When a young sei whale became stranded in the French town Le Havre in 1852, and by so suffered a painful death, the animal did not know that she would start an astonishing after-life career. The nearly 40-foot-long baby whale was discovered by locals by the beach, and somehow they managed to preserve the remains without even applying the traditional techniques of taxidermy.
Instead of taking off the skin and putting it on a plaster model, they injected many liters of a secret chemical cocktail. The ingredients are still unknown and the whale’s body, by now over 170 years old, remains incredibly well preserved. It is one of the only whale taxidermies on Earth made of real skin, as other specimens are usually based on artificial reproductions.

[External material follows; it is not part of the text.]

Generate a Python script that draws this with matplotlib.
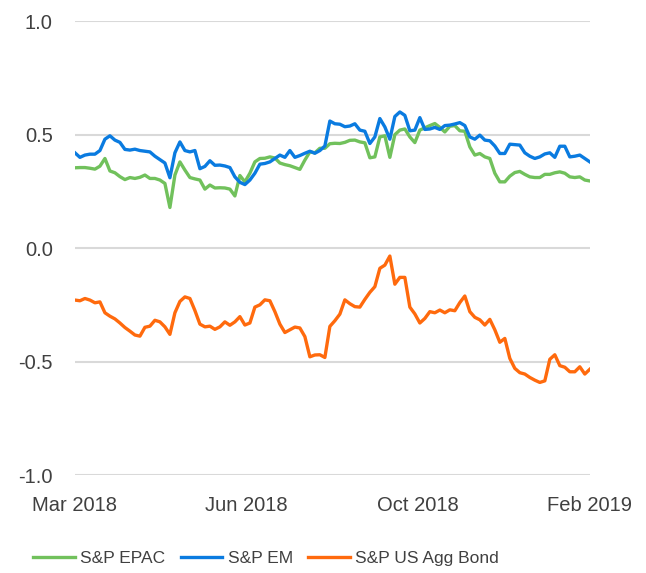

The colossal attraction was sold to a touring exhibition called Musée Maritime and was shown in several European cities, joined by a sperm whale skeleton. The sei whale, named “Marlene,” was the main attraction of the spectacular show. In 1881, the two whale preservations were shown in the Swiss town of Fribourg and made it to the newly opened Natural History Museum, where they have remained on display ever since (maybe in part because the exhibition workers were tired of transporting the bulky exhibits over and over again).
Besides the two whales, the Fribourg Natural History Museum hosts several stunning exhibition halls dedicated to paleontology, mineralogy, and geology, as well as local fauna dioramas and a large hall showing taxidermies and skeletons from animals all around the world.
Know Before You Go
The museum is open daily from 2 p.m. through 6 p.m. Entry is free.